**Task prompt:**
Start at the line where "Generate a Python" appears and end at the line where "plt.rcParams['font.family'] = ['Liberation" appears; repeat those lines exactly, both ends included, leaving pictures behind.

(Code that draws figures)

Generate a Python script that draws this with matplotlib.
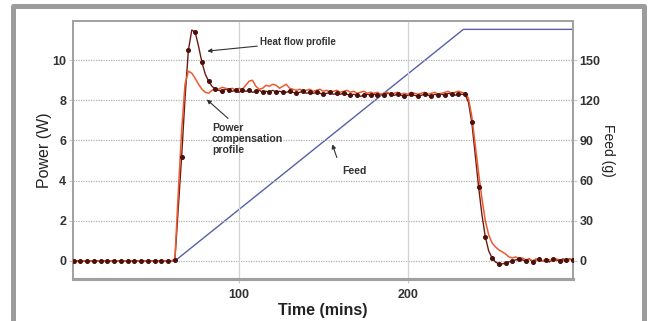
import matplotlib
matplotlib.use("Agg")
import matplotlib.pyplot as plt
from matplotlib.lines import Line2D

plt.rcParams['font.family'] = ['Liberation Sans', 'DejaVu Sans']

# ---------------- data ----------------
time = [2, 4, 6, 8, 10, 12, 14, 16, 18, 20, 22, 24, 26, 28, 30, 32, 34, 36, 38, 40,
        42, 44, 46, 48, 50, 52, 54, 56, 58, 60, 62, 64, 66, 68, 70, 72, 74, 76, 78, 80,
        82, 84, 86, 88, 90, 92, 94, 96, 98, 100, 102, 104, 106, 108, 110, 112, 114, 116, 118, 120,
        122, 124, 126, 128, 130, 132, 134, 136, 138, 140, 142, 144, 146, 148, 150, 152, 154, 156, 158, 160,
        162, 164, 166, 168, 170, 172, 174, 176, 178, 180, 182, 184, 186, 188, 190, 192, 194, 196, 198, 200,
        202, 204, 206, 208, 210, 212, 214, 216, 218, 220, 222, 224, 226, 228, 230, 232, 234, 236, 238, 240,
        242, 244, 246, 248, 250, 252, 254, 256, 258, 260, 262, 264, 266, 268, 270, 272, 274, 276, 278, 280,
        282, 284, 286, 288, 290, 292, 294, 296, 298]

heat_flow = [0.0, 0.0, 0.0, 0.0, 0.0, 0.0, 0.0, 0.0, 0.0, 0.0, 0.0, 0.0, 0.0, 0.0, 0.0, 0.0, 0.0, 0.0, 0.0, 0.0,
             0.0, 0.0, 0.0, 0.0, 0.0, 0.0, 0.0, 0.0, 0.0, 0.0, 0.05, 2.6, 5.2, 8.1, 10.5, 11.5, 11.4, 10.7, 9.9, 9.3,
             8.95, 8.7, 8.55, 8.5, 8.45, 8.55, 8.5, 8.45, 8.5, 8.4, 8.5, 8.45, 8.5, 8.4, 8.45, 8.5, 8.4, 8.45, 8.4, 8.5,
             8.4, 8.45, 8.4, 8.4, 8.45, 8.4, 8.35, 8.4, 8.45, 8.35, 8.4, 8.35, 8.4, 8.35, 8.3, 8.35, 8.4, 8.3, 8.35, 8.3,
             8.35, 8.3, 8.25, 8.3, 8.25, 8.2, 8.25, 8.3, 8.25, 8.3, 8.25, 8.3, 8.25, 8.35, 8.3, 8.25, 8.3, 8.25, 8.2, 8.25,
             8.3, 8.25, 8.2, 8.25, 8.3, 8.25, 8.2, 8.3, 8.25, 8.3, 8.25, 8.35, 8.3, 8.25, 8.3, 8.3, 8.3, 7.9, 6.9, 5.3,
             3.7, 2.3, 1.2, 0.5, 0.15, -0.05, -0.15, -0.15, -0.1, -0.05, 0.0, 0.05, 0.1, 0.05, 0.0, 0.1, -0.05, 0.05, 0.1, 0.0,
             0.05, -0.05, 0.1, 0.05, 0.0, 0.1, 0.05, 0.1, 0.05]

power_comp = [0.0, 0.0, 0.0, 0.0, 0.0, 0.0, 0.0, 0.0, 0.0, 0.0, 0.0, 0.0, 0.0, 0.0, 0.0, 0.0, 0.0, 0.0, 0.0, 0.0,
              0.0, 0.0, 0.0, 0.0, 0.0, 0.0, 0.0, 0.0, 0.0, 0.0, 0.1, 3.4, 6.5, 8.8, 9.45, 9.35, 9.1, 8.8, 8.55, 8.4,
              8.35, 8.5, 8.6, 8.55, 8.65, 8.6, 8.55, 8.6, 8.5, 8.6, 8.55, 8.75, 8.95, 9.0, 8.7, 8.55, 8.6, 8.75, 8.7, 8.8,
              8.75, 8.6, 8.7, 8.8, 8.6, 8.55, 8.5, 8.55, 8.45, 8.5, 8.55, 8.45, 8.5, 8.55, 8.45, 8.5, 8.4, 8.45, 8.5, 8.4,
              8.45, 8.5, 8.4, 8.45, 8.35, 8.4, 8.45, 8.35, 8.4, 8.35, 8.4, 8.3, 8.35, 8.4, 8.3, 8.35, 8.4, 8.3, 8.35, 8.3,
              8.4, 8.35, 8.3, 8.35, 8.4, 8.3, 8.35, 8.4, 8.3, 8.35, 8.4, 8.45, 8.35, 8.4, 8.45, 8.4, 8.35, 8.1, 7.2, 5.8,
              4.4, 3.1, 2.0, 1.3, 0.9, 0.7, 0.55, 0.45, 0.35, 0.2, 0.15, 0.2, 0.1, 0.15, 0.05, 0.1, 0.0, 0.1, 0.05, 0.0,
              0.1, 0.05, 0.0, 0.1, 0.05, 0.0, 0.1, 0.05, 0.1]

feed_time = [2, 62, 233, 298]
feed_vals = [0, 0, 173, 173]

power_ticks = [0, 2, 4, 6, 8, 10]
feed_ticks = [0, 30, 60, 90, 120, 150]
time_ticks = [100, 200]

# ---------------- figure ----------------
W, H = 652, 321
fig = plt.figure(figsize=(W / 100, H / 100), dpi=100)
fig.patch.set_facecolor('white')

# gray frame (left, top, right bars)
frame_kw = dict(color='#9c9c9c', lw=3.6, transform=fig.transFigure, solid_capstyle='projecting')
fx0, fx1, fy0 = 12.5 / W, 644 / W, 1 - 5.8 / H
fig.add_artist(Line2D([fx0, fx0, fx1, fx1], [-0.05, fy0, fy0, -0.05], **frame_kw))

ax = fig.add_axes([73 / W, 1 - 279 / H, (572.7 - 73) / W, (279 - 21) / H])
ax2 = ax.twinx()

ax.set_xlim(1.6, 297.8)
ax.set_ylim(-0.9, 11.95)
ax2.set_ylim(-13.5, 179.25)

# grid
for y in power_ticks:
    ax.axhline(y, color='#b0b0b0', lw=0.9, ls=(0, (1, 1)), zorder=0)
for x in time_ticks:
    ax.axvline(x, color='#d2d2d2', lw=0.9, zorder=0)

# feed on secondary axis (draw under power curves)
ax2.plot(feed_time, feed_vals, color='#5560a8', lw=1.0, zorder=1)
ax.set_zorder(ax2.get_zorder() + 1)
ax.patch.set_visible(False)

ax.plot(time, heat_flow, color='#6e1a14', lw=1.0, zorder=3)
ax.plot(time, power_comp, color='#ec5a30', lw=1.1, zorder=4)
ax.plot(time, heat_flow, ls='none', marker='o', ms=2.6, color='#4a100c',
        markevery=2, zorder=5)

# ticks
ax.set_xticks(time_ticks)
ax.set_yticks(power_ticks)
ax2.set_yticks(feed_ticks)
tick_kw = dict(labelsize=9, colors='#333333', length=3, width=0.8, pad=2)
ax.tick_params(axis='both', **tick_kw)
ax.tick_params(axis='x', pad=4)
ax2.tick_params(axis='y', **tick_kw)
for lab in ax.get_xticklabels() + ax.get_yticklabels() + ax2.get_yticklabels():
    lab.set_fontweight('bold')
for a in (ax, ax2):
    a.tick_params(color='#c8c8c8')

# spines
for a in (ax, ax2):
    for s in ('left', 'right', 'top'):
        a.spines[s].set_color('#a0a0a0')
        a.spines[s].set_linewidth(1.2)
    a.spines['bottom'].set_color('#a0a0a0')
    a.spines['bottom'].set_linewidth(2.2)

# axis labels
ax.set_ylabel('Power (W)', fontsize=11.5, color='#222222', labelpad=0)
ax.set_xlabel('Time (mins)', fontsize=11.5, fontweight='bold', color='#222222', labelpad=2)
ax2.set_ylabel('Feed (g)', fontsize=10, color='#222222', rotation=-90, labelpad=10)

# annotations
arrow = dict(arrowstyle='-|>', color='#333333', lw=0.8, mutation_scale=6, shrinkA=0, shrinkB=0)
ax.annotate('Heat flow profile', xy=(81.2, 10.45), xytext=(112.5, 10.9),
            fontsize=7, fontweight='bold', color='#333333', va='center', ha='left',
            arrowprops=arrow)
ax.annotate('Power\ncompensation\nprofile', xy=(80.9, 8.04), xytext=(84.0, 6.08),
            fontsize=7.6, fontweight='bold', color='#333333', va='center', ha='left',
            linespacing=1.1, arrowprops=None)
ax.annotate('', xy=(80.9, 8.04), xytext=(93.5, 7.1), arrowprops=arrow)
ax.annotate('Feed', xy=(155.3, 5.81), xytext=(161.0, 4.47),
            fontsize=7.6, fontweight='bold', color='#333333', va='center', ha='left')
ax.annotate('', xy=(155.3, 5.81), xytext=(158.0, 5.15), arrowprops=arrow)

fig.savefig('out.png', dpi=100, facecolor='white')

--

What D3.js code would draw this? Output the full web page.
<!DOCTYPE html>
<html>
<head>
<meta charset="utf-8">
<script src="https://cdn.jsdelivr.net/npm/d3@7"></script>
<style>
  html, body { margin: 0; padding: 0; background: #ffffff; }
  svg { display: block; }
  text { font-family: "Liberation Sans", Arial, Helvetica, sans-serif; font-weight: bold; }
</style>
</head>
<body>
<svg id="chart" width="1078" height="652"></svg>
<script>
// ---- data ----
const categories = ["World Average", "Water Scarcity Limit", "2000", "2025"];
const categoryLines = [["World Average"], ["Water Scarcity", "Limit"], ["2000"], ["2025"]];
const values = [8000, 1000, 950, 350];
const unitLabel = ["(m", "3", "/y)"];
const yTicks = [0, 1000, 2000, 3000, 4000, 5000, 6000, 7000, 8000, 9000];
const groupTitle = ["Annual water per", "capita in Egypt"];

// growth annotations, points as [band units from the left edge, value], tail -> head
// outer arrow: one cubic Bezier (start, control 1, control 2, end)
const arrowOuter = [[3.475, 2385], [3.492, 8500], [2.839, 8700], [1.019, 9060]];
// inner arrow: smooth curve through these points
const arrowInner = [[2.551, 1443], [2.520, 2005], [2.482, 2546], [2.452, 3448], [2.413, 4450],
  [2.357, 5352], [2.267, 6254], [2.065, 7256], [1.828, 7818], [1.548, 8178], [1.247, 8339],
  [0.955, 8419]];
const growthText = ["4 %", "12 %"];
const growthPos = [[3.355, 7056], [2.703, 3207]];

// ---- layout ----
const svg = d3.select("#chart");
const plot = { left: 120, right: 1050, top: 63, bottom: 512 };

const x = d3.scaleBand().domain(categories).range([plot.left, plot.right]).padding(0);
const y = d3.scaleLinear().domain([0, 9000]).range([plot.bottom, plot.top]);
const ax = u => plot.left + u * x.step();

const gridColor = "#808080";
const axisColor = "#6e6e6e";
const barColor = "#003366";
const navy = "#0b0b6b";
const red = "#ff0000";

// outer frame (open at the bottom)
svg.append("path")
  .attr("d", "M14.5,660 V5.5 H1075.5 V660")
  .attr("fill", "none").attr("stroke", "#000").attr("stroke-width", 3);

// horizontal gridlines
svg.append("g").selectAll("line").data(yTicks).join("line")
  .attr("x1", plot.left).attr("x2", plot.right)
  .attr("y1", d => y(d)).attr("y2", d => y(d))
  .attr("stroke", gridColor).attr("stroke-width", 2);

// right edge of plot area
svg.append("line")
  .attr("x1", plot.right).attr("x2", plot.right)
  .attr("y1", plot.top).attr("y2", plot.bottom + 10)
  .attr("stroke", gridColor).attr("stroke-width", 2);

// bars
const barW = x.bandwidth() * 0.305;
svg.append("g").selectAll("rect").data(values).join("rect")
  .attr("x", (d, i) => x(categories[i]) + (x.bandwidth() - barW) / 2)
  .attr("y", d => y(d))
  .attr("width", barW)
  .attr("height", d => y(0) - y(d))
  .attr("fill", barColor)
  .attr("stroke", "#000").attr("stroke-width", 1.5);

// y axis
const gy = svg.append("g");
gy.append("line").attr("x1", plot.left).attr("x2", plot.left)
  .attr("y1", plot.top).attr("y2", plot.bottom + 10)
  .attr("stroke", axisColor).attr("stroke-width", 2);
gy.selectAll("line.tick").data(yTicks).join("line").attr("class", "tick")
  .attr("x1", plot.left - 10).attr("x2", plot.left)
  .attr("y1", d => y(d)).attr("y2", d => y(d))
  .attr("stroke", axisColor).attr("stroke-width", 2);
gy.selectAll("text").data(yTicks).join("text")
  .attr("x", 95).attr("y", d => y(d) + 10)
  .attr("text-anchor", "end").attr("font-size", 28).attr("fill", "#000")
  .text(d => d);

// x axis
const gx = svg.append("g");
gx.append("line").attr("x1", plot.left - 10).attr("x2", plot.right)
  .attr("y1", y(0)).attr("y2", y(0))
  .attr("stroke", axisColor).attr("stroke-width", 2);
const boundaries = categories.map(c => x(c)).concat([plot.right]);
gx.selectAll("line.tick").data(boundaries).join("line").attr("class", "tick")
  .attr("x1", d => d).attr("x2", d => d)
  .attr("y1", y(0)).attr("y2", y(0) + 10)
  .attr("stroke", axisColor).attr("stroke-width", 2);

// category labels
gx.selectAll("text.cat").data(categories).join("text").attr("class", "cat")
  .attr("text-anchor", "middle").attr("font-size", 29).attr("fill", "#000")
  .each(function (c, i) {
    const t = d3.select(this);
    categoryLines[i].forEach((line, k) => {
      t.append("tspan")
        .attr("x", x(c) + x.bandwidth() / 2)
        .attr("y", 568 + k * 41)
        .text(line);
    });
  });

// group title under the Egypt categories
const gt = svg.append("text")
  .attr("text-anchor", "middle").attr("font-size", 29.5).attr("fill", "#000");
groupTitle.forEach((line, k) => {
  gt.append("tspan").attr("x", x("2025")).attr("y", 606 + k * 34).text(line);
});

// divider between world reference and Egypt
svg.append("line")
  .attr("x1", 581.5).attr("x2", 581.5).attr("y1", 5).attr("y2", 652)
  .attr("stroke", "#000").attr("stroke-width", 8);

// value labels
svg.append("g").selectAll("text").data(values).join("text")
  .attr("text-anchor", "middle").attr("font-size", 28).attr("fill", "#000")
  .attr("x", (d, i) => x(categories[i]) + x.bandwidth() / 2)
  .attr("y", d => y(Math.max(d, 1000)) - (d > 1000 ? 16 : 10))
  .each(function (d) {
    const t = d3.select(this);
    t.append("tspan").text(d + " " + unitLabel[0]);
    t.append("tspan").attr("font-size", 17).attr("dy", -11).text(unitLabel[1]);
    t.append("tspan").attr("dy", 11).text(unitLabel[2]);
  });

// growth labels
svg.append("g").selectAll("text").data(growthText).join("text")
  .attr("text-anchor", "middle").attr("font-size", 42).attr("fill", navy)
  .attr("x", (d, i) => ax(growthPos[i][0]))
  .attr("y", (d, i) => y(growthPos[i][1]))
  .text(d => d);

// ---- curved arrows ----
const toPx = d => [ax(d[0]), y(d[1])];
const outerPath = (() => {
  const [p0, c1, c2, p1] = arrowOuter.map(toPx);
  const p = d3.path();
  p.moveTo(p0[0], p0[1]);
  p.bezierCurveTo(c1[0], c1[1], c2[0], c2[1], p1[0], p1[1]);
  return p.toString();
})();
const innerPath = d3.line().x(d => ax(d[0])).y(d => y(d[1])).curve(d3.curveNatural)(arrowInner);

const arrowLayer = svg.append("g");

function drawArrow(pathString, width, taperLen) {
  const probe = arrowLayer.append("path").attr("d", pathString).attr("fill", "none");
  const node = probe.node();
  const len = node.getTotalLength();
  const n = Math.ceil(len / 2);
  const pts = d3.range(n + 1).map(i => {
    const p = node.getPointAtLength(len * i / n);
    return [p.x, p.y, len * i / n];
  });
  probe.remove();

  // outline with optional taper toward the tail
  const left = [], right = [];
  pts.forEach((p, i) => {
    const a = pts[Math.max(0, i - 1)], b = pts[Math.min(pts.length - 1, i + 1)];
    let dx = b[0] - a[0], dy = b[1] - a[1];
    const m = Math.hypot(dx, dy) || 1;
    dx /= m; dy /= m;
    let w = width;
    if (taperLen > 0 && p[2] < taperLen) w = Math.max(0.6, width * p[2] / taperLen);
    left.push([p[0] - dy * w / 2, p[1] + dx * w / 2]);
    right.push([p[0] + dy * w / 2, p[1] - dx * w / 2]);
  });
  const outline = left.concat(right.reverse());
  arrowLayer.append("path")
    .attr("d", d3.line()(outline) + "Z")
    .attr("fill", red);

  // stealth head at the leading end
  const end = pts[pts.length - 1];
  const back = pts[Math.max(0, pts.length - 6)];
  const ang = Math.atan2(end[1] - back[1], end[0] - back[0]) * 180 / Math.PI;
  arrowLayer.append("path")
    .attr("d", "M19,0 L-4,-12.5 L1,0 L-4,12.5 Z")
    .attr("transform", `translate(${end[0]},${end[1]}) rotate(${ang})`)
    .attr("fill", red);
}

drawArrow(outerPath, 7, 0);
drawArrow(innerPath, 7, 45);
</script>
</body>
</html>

**Task solution:**
Generate a Python script that draws this with matplotlib.
import matplotlib
matplotlib.use("Agg")
import matplotlib.pyplot as plt
from matplotlib.lines import Line2D

plt.rcParams['font.family'] = ['Liberation Sans', 'DejaVu Sans']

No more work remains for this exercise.